-- Begin Collected material --
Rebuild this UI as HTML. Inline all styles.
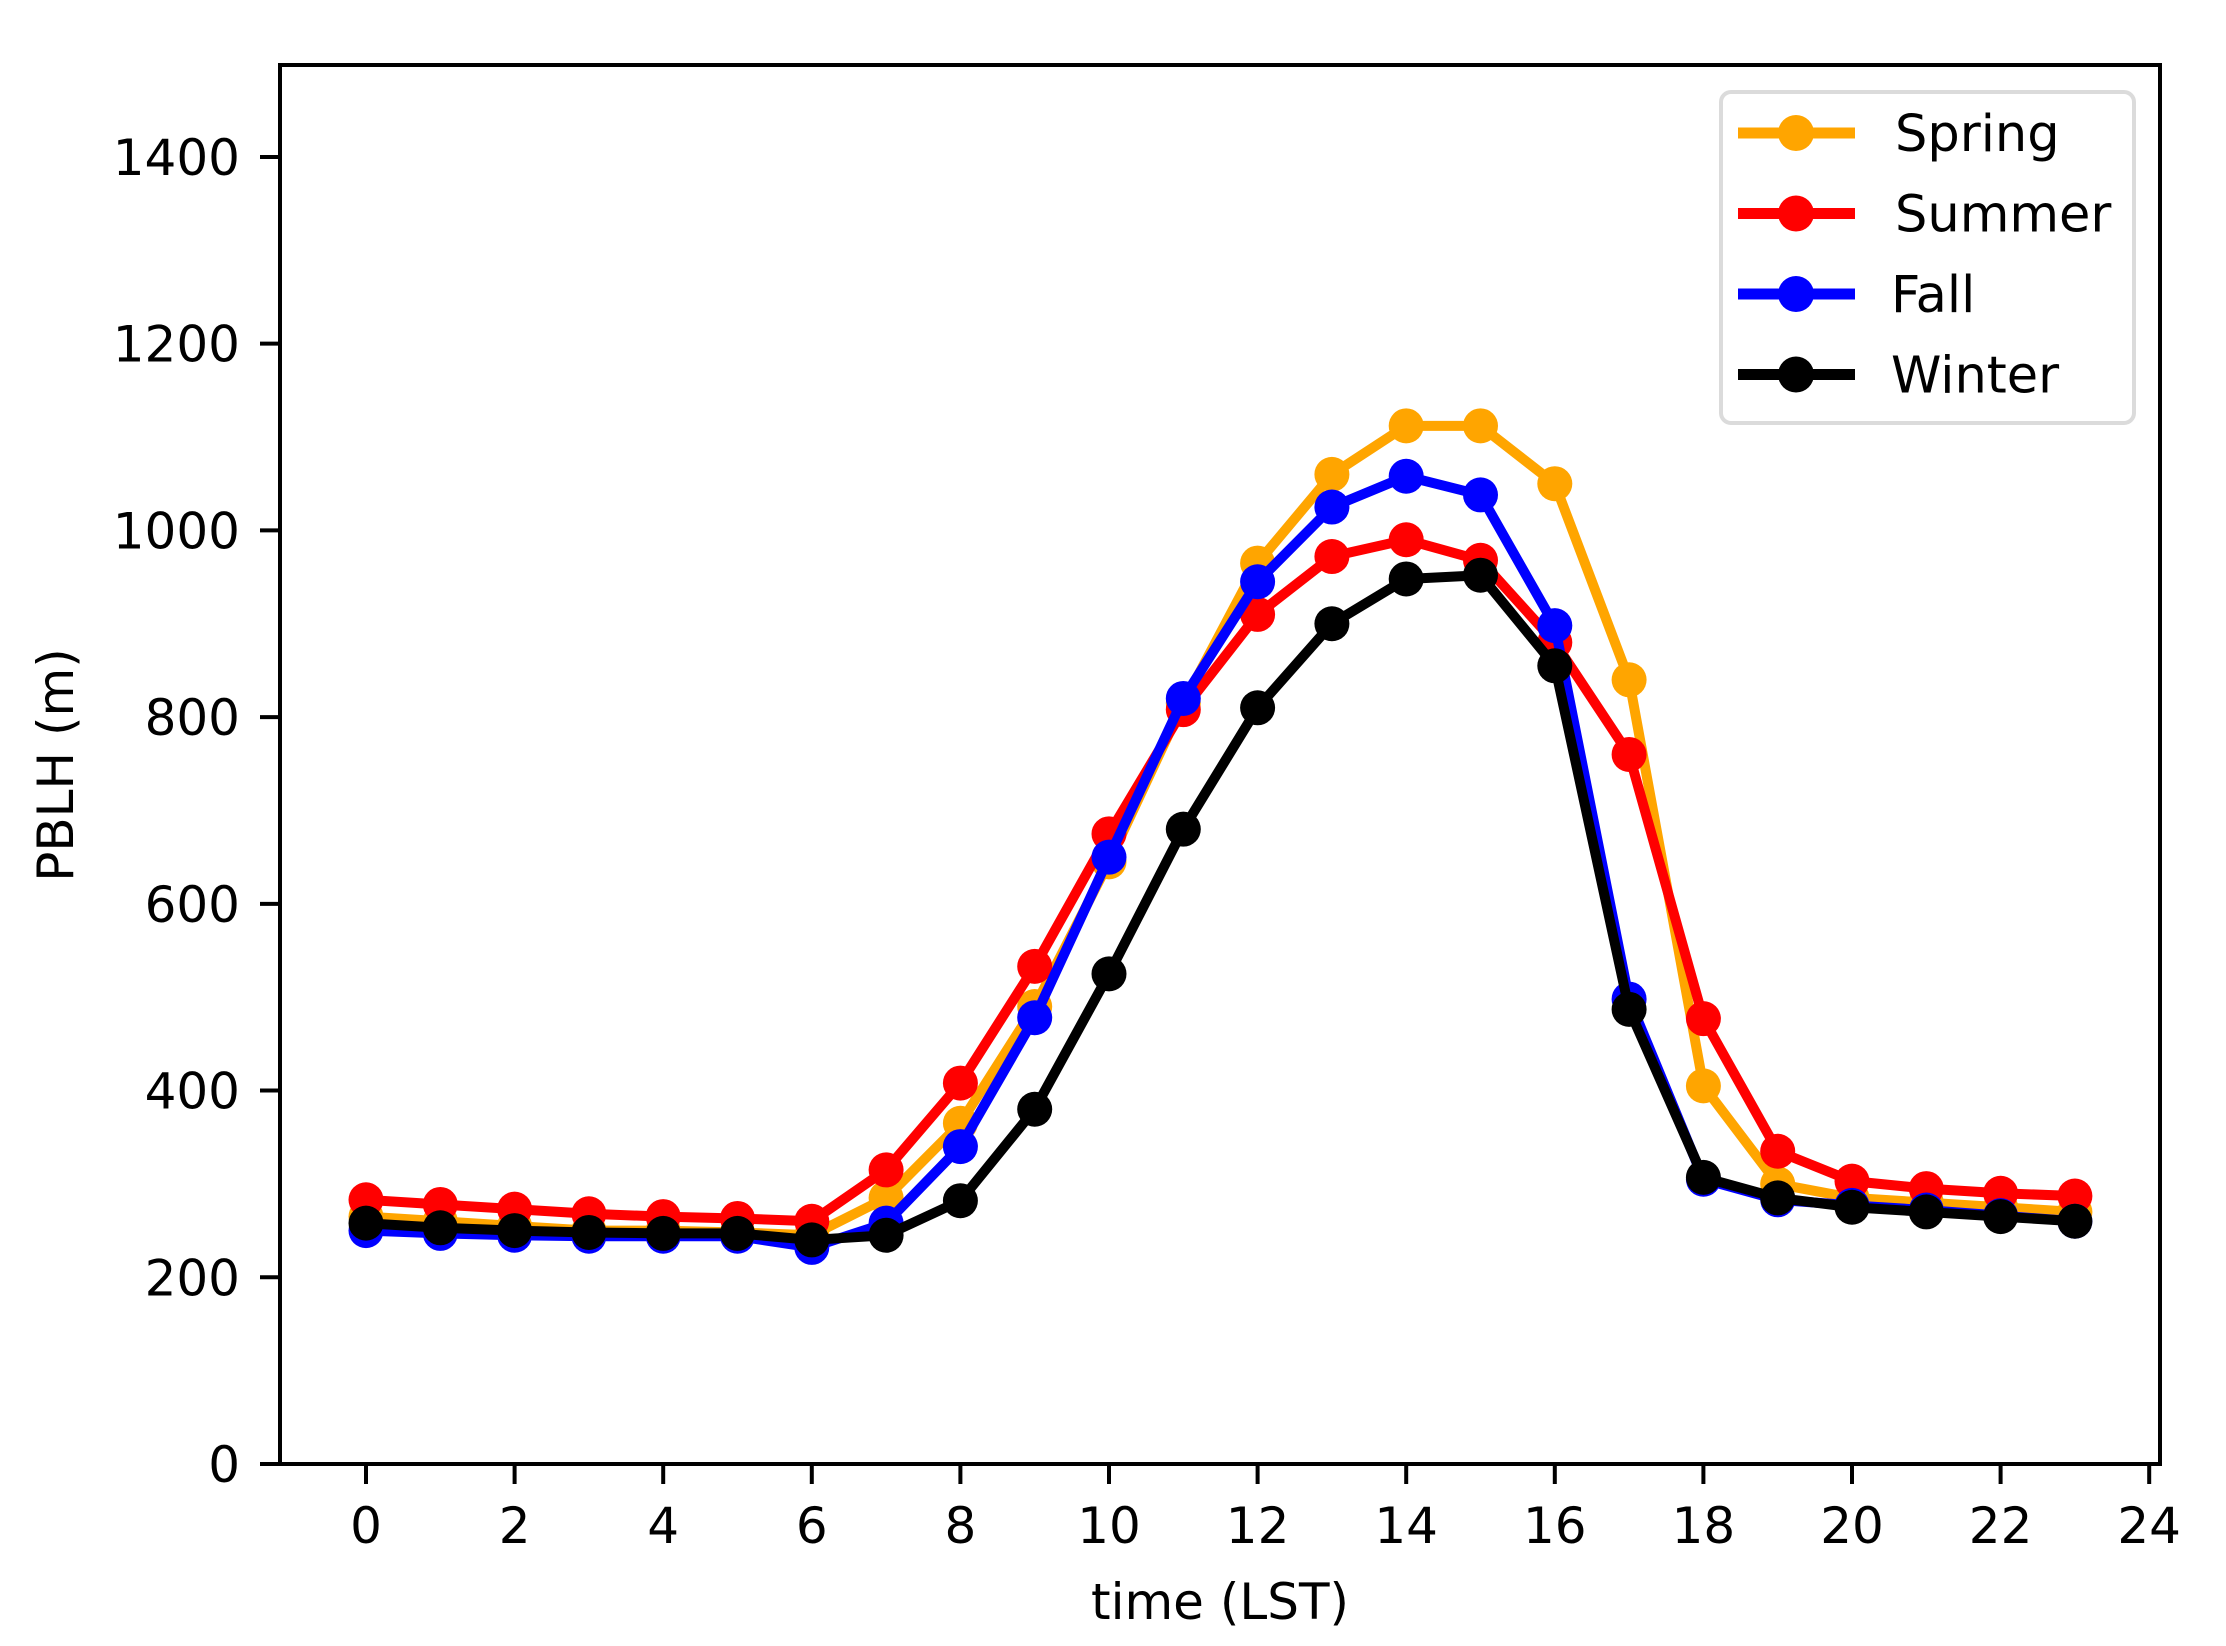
<!DOCTYPE html>
<html><head><meta charset="utf-8"><style>
html,body{margin:0;padding:0;background:#fff;}
svg{display:block;font-family:"DejaVu Sans","Liberation Sans",sans-serif;}
</style></head><body>
<svg id="chart" width="2226" height="1646" viewBox="0 0 2226 1646" xmlns="http://www.w3.org/2000/svg">
<rect x="0" y="0" width="2226" height="1646" fill="#fff"/>
<g id="plot"></g>
</svg>
<script>
const hours = [0,1,2,3,4,5,6,7,8,9,10,11,12,13,14,15,16,17,18,19,20,21,22,23];
const spring = [265,260,255,250,250,248,245,285,365,490,645,815,965,1060,1112,1112,1050,840,405,300,285,280,275,270];
const summer = [283,278,273,268,265,263,260,315,408,533,675,808,910,972,990,968,880,760,477,335,303,295,290,287];
const fall = [250,247,245,244,244,244,232,258,340,478,650,820,945,1025,1058,1038,898,498,305,283,277,272,266,260];
const winter = [258,253,250,248,247,247,240,245,282,380,525,680,810,900,948,952,855,487,307,285,275,270,265,260];
const xTicks = [0,2,4,6,8,10,12,14,16,18,20,22,24];
const yTicks = [0,200,400,600,800,1000,1200,1400];
const seriesNames = ["Spring","Summer","Fall","Winter"];
const seriesColors = ["#ffa500","#ff0000","#0000ff","#000000"];

const L=280,R=2160,T=65,B=1464;
function xs(h){return 366+h*74.3;}
function ys(v){return B-v*0.9336;}
const NS="http://www.w3.org/2000/svg";
const g=document.getElementById('plot');
function mk(tag,attrs,parent){const e=document.createElementNS(NS,tag);for(const k in attrs)e.setAttribute(k,attrs[k]);(parent||g).appendChild(e);return e;}

const allSeries=[spring,summer,fall,winter];
allSeries.forEach((data,si)=>{
  const sg=mk('g',{});
  
  
  const pts=data.map((v,i)=>xs(hours[i])+','+ys(v)).join(' ');
  const pl=mk('polyline',{points:pts,fill:'none',stroke:seriesColors[si],'stroke-width':10,'stroke-linejoin':'round'},sg);
  
  
  data.forEach((v,i)=>{
    const c=mk('circle',{cx:xs(hours[i]),cy:ys(v),r:17.5,fill:seriesColors[si]},sg);
    
    
  });
});

const fr=mk('rect',{x:L,y:T,width:R-L,height:B-T,fill:'none',stroke:'#000','stroke-width':4});



xTicks.forEach(t=>{
  const ln=mk('line',{x1:xs(t),x2:xs(t),y1:B,y2:B+20,stroke:'#000','stroke-width':4});
  
  
  const tx=mk('text',{x:xs(t),y:1543,'text-anchor':'middle','font-size':50,fill:'#000'});
  tx.textContent=t;
  
  
});
yTicks.forEach(t=>{
  const ln=mk('line',{x1:L-20,x2:L,y1:ys(t),y2:ys(t),stroke:'#000','stroke-width':4});
  
  
  const tx=mk('text',{x:L-40,y:ys(t)+18,'text-anchor':'end','font-size':50,fill:'#000'});
  tx.textContent=t;
  
  
});

const xl=mk('text',{x:1220,y:1619,'text-anchor':'middle','font-size':50,fill:'#000'});
xl.textContent='time (LST)';


const yl=mk('text',{x:0,y:0,'text-anchor':'middle','font-size':50,fill:'#000',transform:'translate(73,765) rotate(-90)'});
yl.textContent='PBLH (m)';



const lg=mk('g',{});


mk('rect',{x:1721,y:92,width:413,height:331,rx:10,fill:'#fff',stroke:'#d8d8d8','stroke-width':4,opacity:0.9},lg);
seriesNames.forEach((n,i)=>{
  const y=133+i*80.5;
  const eg=mk('g',{},lg);
  
  
  mk('line',{x1:1738,x2:1855,y1:y,y2:y,stroke:seriesColors[i],'stroke-width':11},eg);
  mk('circle',{cx:1796,cy:y,r:18,fill:seriesColors[i]},eg);
  const t=mk('text',{x:(n==='Fall'||n==='Winter')?1891:1895,y:y+18,'font-size':51,fill:'#000'},eg);
  t.textContent=n;
});
</script>
</body></html>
-- End Collected material --
The problem
Omit the pictures, and quote the material above exactly as given.

Exercise result
Rebuild this UI as HTML. Inline all styles.
<!DOCTYPE html>
<html><head><meta charset="utf-8"><style>
html,body{margin:0;padding:0;background:#fff;}
svg{display:block;font-family:"DejaVu Sans","Liberation Sans",sans-serif;}
</style></head><body>
<svg id="chart" width="2226" height="1646" viewBox="0 0 2226 1646" xmlns="http://www.w3.org/2000/svg">
<rect x="0" y="0" width="2226" height="1646" fill="#fff"/>
<g id="plot"></g>
</svg>
<script>
const hours = [0,1,2,3,4,5,6,7,8,9,10,11,12,13,14,15,16,17,18,19,20,21,22,23];
const spring = [265,260,255,250,250,248,245,285,365,490,645,815,965,1060,1112,1112,1050,840,405,300,285,280,275,270];
const summer = [283,278,273,268,265,263,260,315,408,533,675,808,910,972,990,968,880,760,477,335,303,295,290,287];
const fall = [250,247,245,244,244,244,232,258,340,478,650,820,945,1025,1058,1038,898,498,305,283,277,272,266,260];
const winter = [258,253,250,248,247,247,240,245,282,380,525,680,810,900,948,952,855,487,307,285,275,270,265,260];
const xTicks = [0,2,4,6,8,10,12,14,16,18,20,22,24];
const yTicks = [0,200,400,600,800,1000,1200,1400];
const seriesNames = ["Spring","Summer","Fall","Winter"];
const seriesColors = ["#ffa500","#ff0000","#0000ff","#000000"];

const L=280,R=2160,T=65,B=1464;
function xs(h){return 366+h*74.3;}
function ys(v){return B-v*0.9336;}
const NS="http://www.w3.org/2000/svg";
const g=document.getElementById('plot');
function mk(tag,attrs,parent){const e=document.createElementNS(NS,tag);for(const k in attrs)e.setAttribute(k,attrs[k]);(parent||g).appendChild(e);return e;}

const allSeries=[spring,summer,fall,winter];
allSeries.forEach((data,si)=>{
  const sg=mk('g',{});
  
  
  const pts=data.map((v,i)=>xs(hours[i])+','+ys(v)).join(' ');
  const pl=mk('polyline',{points:pts,fill:'none',stroke:seriesColors[si],'stroke-width':10,'stroke-linejoin':'round'},sg);
  
  
  data.forEach((v,i)=>{
    const c=mk('circle',{cx:xs(hours[i]),cy:ys(v),r:17.5,fill:seriesColors[si]},sg);
    
    
  });
});

const fr=mk('rect',{x:L,y:T,width:R-L,height:B-T,fill:'none',stroke:'#000','stroke-width':4});



xTicks.forEach(t=>{
  const ln=mk('line',{x1:xs(t),x2:xs(t),y1:B,y2:B+20,stroke:'#000','stroke-width':4});
  
  
  const tx=mk('text',{x:xs(t),y:1543,'text-anchor':'middle','font-size':50,fill:'#000'});
  tx.textContent=t;
  
  
});
yTicks.forEach(t=>{
  const ln=mk('line',{x1:L-20,x2:L,y1:ys(t),y2:ys(t),stroke:'#000','stroke-width':4});
  
  
  const tx=mk('text',{x:L-40,y:ys(t)+18,'text-anchor':'end','font-size':50,fill:'#000'});
  tx.textContent=t;
  
  
});

const xl=mk('text',{x:1220,y:1619,'text-anchor':'middle','font-size':50,fill:'#000'});
xl.textContent='time (LST)';


const yl=mk('text',{x:0,y:0,'text-anchor':'middle','font-size':50,fill:'#000',transform:'translate(73,765) rotate(-90)'});
yl.textContent='PBLH (m)';



const lg=mk('g',{});


mk('rect',{x:1721,y:92,width:413,height:331,rx:10,fill:'#fff',stroke:'#d8d8d8','stroke-width':4,opacity:0.9},lg);
seriesNames.forEach((n,i)=>{
  const y=133+i*80.5;
  const eg=mk('g',{},lg);
  
  
  mk('line',{x1:1738,x2:1855,y1:y,y2:y,stroke:seriesColors[i],'stroke-width':11},eg);
  mk('circle',{cx:1796,cy:y,r:18,fill:seriesColors[i]},eg);
  const t=mk('text',{x:(n==='Fall'||n==='Winter')?1891:1895,y:y+18,'font-size':51,fill:'#000'},eg);
  t.textContent=n;
});
</script>
</body></html>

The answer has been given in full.